(Figure scripts)
'''
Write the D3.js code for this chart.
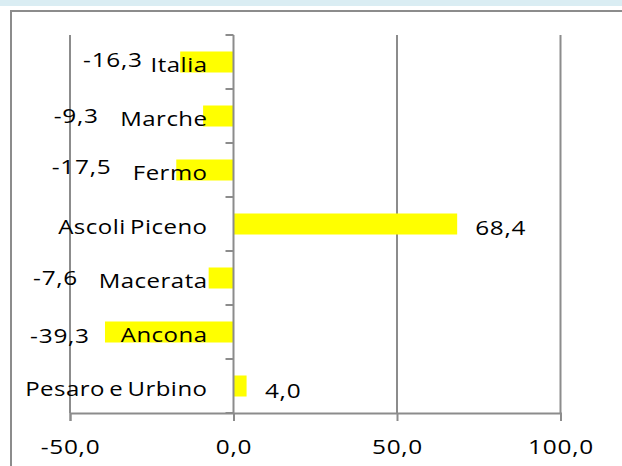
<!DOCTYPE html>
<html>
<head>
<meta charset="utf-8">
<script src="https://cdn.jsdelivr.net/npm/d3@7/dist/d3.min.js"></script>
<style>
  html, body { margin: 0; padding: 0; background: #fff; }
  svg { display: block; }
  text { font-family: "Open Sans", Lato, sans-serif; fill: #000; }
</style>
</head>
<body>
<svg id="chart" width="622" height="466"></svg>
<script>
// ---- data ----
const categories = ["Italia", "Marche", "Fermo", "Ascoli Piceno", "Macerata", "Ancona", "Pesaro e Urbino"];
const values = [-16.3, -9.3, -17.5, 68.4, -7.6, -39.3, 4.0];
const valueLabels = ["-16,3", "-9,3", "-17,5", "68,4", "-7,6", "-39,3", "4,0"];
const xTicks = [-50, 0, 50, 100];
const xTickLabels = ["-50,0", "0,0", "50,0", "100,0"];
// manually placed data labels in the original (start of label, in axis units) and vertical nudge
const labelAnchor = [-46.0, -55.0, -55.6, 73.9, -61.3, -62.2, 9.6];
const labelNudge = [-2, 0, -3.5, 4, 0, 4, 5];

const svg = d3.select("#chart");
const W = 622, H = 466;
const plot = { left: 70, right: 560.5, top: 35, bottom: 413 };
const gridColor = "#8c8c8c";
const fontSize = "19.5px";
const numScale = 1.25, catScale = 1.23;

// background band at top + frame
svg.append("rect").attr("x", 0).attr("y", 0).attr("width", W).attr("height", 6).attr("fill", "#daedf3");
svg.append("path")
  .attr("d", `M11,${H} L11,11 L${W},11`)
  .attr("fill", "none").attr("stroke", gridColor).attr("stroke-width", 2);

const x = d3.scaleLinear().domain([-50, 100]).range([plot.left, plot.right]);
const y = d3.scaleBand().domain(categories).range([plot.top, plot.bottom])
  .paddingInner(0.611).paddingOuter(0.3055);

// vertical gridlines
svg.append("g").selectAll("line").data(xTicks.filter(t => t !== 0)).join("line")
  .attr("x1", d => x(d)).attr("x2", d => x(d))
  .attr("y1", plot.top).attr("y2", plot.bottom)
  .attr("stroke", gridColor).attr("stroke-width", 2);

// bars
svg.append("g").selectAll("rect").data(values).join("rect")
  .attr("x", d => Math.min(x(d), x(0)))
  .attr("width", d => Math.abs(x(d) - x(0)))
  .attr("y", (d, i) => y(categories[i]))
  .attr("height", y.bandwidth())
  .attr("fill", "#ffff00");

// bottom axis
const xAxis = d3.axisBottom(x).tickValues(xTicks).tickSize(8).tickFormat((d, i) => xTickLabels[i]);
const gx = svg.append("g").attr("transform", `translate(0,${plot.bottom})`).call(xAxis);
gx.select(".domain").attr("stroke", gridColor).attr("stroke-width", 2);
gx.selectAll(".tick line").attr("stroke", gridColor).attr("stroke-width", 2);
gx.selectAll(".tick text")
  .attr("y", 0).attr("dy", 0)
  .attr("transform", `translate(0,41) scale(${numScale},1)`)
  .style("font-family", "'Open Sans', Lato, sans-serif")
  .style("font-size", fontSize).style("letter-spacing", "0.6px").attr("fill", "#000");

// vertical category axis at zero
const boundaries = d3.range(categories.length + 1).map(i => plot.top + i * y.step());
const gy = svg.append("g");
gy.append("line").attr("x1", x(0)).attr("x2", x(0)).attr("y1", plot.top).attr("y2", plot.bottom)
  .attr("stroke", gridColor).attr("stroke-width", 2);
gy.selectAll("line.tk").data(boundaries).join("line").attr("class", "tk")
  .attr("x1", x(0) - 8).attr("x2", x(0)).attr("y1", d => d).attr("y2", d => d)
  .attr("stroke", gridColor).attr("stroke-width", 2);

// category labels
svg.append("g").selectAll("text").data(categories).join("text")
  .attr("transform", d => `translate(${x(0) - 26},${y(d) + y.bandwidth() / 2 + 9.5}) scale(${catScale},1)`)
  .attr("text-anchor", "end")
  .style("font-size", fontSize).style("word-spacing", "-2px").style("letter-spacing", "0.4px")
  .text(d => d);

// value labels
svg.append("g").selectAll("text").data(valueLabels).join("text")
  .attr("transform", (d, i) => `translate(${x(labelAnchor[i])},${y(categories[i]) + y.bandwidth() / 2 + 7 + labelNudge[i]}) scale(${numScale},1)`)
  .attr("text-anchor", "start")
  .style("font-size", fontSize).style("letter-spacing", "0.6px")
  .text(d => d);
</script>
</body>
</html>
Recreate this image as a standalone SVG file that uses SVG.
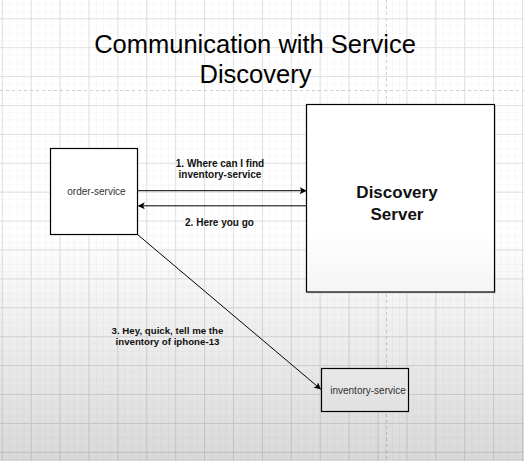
'''
Check each line of the records for the word "chart", and show the lines that contain it.

Write the D3.js code for this chart.
<svg id="chart" width="622" height="466"></svg>
const svg = d3.select("#chart");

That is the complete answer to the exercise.